Synopsis: Earthquakes can quickly reduce wood-framed buildings to rubble. The author explains why, and then suggests ways of making buildings less susceptible to the problem.
The area affected by the Loma Prieta earthquake, which shook up much of the San Francisco Bay Area in October of 1989, included 1,544 California public schools. Only five of them suffered severe damage. No lives were lost, and there were no injuries in these buildings. Most of them were wood-frame construction very similar to that of a typical custom house, and they were either built from scratch or upgraded following the five sacred principles of earthquake-resistive construction.
There’s nothing mysterious about these principles, and I’ll discuss them all in this article.

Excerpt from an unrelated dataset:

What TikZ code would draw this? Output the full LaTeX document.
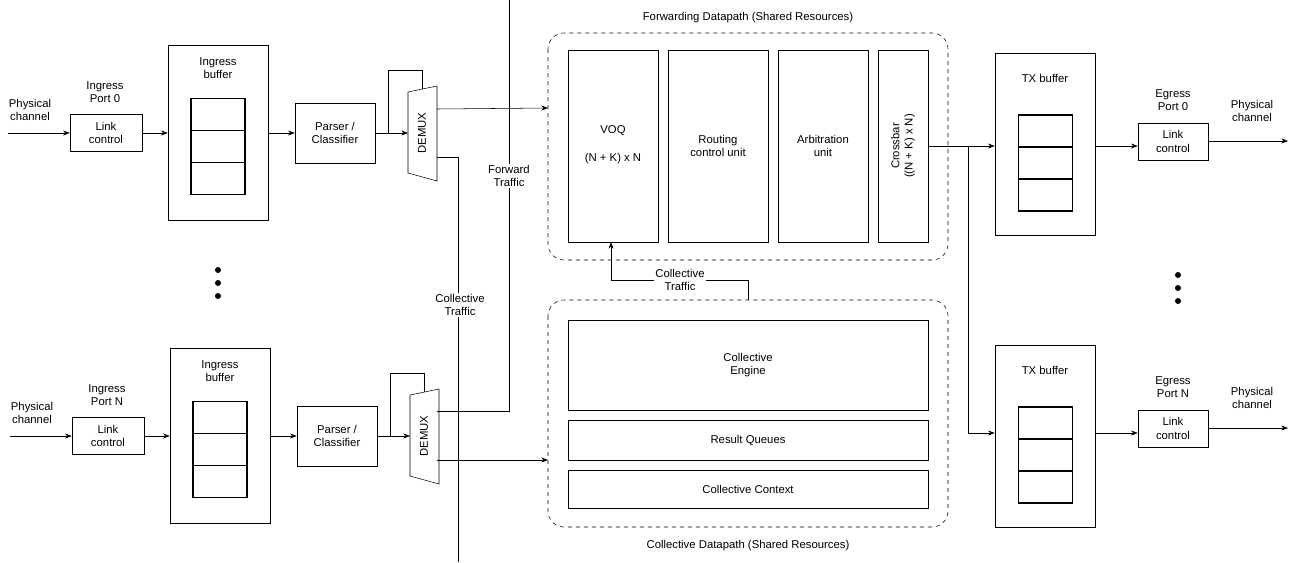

To understand them, you must first visualize clearly how a structure carries the loads imposed on it by an earthquake. To put the principles to use in the real world of construction, you might have to make a few simple but critical modifications to standard building practice. Also, you must pay close attention to details, and to get them done right, you’ll probably have to be steadfastly persistent. This is a big topic, so in this article I’m going to talk mostly about new construction. In a subsequent piece we’ll look at retrofitting existing houses to withstand earthquakes.

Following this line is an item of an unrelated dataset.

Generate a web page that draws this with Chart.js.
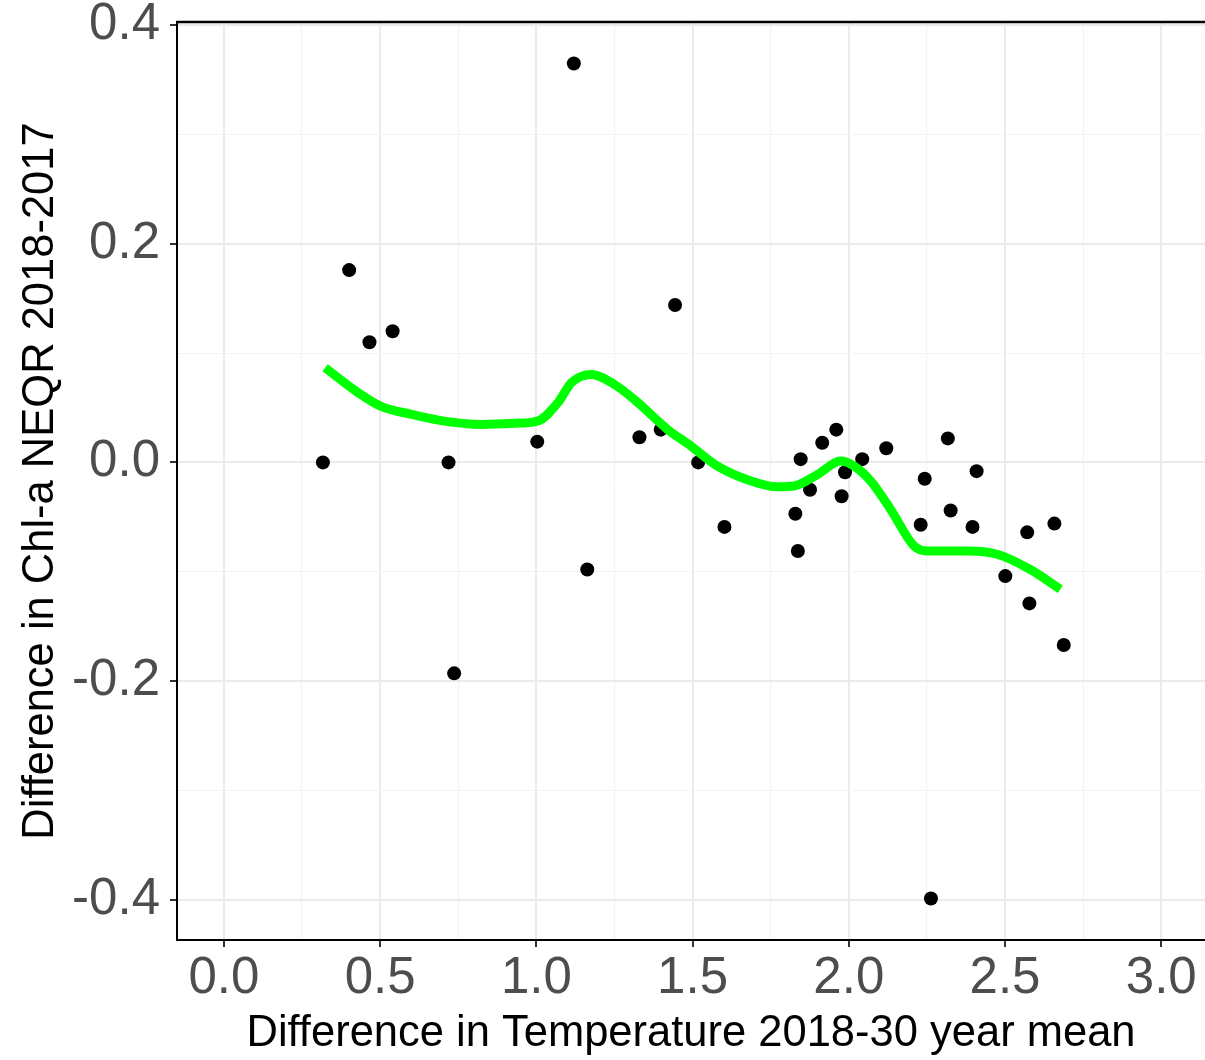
<!DOCTYPE html>
<html>
<head>
<meta charset="utf-8">
<script src="https://cdn.jsdelivr.net/npm/chart.js@4.4.1/dist/chart.umd.min.js"></script>
<style>
    html, body { margin: 0; padding: 0; background: #ffffff; overflow: hidden; }
    #wrap { width: 1205px; height: 1060px; overflow: hidden; }
</style>
</head>
<body>
<div id="wrap"><canvas id="scatter_Chart" width="1212" height="1060"></canvas></div>
<script>
// observations: temperature difference vs chl-a difference
var temp_Diff = [0.317, 0.401, 0.466, 0.540, 0.719, 0.737, 1.003, 1.120, 1.163, 1.330,
    1.398, 1.444, 1.518, 1.602, 1.829, 1.837, 1.846, 1.876, 1.915, 1.960,
    1.977, 1.988, 2.043, 2.120, 2.230, 2.243, 2.263, 2.317, 2.326, 2.396,
    2.409, 2.501, 2.571, 2.578, 2.658, 2.688];
var chl_Diff = [0.000, 0.176, 0.110, 0.120, 0.000, -0.193, 0.019, 0.365, -0.098, 0.023,
    0.030, 0.144, 0.000, -0.059, -0.047, -0.081, 0.003, -0.025, 0.018, 0.030,
    -0.031, -0.009, 0.003, 0.013, -0.057, -0.015, -0.399, 0.022, -0.044, -0.059,
    -0.008, -0.104, -0.064, -0.129, -0.056, -0.167];

// smoothed (loess) curve
var smooth_X = [0.324, 0.430, 0.505, 0.600, 0.686, 0.824, 0.950, 1.005, 1.069, 1.112,
    1.176, 1.250, 1.320, 1.421, 1.495, 1.580, 1.687, 1.772, 1.825, 1.900,
    1.974, 2.017, 2.070, 2.134, 2.209, 2.251, 2.379, 2.475, 2.581, 2.677];
var smooth_Y = [0.0866, 0.0637, 0.051, 0.044, 0.0387, 0.0347, 0.036, 0.0378, 0.0546, 0.0729,
    0.0805, 0.0713, 0.056, 0.030, 0.015, -0.0034, -0.017, -0.0223, -0.0216, -0.011,
    0.0012, -0.0034, -0.017, -0.043, -0.0765, -0.081, -0.081, -0.084, -0.098, -0.116];

// axis ticks
var x_Major = [0.0, 0.5, 1.0, 1.5, 2.0, 2.5, 3.0];
var x_Minor = [0.25, 0.75, 1.25, 1.75, 2.25, 2.75];
var y_Major = [-0.4, -0.2, 0.0, 0.2, 0.4];
var y_Minor = [-0.3, -0.1, 0.1, 0.3];

var x_Title = "Difference in Temperature 2018-30 year mean";
var y_Title = "Difference in Chl-a NEQR 2018-2017";

function isMajor(list, v) {
    for (var i = 0; i < list.length; i++) {
        if (Math.abs(list[i] - v) < 1e-9) return true;
    }
    return false;
}

function buildTicks(major, minor) {
    return major.concat(minor).sort(function (a, b) { return a - b; })
        .map(function (v) { return { value: v }; });
}

var point_Data = [];
for (var i = 0; i < temp_Diff.length; i++) {
    point_Data.push({ x: temp_Diff[i], y: chl_Diff[i] });
}
var smooth_Data = [];
for (var j = 0; j < smooth_X.length; j++) {
    smooth_Data.push({ x: smooth_X[j], y: smooth_Y[j] });
}

// top border of the panel
var topBorder = {
    id: 'topBorder',
    afterDraw: function (chart) {
        var a = chart.chartArea;
        var ctx = chart.ctx;
        ctx.save();
        ctx.strokeStyle = '#000000';
        ctx.lineWidth = 2.5;
        ctx.beginPath();
        ctx.moveTo(a.left - 1, a.top);
        ctx.lineTo(a.right, a.top);
        ctx.stroke();
        ctx.restore();
    }
};

var tick_Font = { family: "'Liberation Sans', Arial, sans-serif", size: 51 };
var title_Font = { family: "'Liberation Sans', Arial, sans-serif", size: 43.5 };

var ctxP = document.getElementById("scatter_Chart").getContext('2d');
var scatter_Chart = new Chart(ctxP, {
    type: 'scatter',
    data: {
        datasets: [{
            data: smooth_Data,
            showLine: true,
            borderColor: '#00ff00',
            borderWidth: 9,
            pointRadius: 0,
            cubicInterpolationMode: 'monotone',
            order: 0
        }, {
            data: point_Data,
            backgroundColor: '#000000',
            borderWidth: 0,
            pointRadius: 7,
            order: 1
        }]
    },
    options: {
        responsive: false,
        animation: false,
        devicePixelRatio: 1,
        layout: { padding: { top: 22, left: 0, right: 0, bottom: 0 } },
        plugins: {
            legend: { display: false },
            tooltip: { enabled: false }
        },
        scales: {
            x: {
                type: 'linear',
                min: -0.15,
                max: 3.14,
                afterBuildTicks: function (scale) { scale.ticks = buildTicks(x_Major, x_Minor); },
                afterFit: function (scale) {
                    scale.height = 120;
                    scale.paddingLeft = 0;
                    scale.paddingRight = 0;
                },
                ticks: {
                    color: '#4d4d4d',
                    font: tick_Font,
                    padding: 1,
                    maxRotation: 0,
                    autoSkip: false,
                    callback: function (v) { return isMajor(x_Major, v) ? v.toFixed(1) : ''; }
                },
                grid: {
                    color: function (c) { return isMajor(x_Major, c.tick.value) ? '#ebebeb' : '#f2f2f2'; },
                    lineWidth: function (c) { return isMajor(x_Major, c.tick.value) ? 2 : 1; },
                    tickColor: function (c) { return isMajor(x_Major, c.tick.value) ? '#333333' : 'rgba(0,0,0,0)'; },
                    tickWidth: 2,
                    tickLength: 7
                },
                border: { color: '#000000', width: 2 },
                title: {
                    display: true,
                    text: x_Title,
                    color: '#000000',
                    font: title_Font,
                    padding: { top: 0, bottom: 0 }
                }
            },
            y: {
                type: 'linear',
                min: -0.437,
                max: 0.403,
                afterBuildTicks: function (scale) { scale.ticks = buildTicks(y_Major, y_Minor); },
                afterFit: function (scale) {
                    scale.width = 177;
                    scale.paddingTop = 0;
                    scale.paddingBottom = 0;
                },
                ticks: {
                    color: '#4d4d4d',
                    font: tick_Font,
                    padding: 10,
                    autoSkip: false,
                    callback: function (v) { return isMajor(y_Major, v) ? v.toFixed(1) : ''; }
                },
                grid: {
                    color: function (c) { return isMajor(y_Major, c.tick.value) ? '#ebebeb' : '#f2f2f2'; },
                    lineWidth: function (c) { return isMajor(y_Major, c.tick.value) ? 2 : 1; },
                    tickColor: function (c) { return isMajor(y_Major, c.tick.value) ? '#333333' : 'rgba(0,0,0,0)'; },
                    tickWidth: 2,
                    tickLength: 7
                },
                border: { color: '#000000', width: 2 },
                title: {
                    display: true,
                    text: y_Title,
                    color: '#000000',
                    font: title_Font,
                    padding: { top: 15, bottom: 0 }
                }
            }
        }
    },
    plugins: [topBorder]
});
</script>
</body>
</html>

Some of what follows is subject to continuing debate among structural engineers, and I’ll probably rub some of my colleagues the wrong way. But shall I tell you what I really think, or dose you with bland, safe consensus? I choose the former.
Sudden shock
In an earthquake, the ground moves violently and chaotically, up and down, side to side, twisting and rocking, with all these motions changing very quickly. Anything on the ground, such as a house, will tend to slide and overturn. Various parts will rattle around on their own and maybe come adrift. Things stacked one on another, like bricks on deteriorating mortar, will tend to slide and overturn independently, and framing members, like beams, may come right off their posts, or the posts off their footings. The connecting links — particularly tension and shear-carrying components — are put to the supreme test in an earthquake. If they are incorrectly designed or constructed, they will cause serious trouble. Thus the first principle: Tie it together.
Overlaps and straps
The platform frame holds together better in earthquakes than the balloon frame, in part because a platform frame is tied together by the overlap of the doubletop plates on the walls at every level. But they must be spliced correctly, with minimum 4-ft. overlaps. While the code requires at least two 16d common nails on each end of the splice, I think four 16d nails is a better minimum. If more are needed, the drawings should show them. As you add more nails, follow a nailing pattern like the one shown in the drawing to avoid splitting the wood.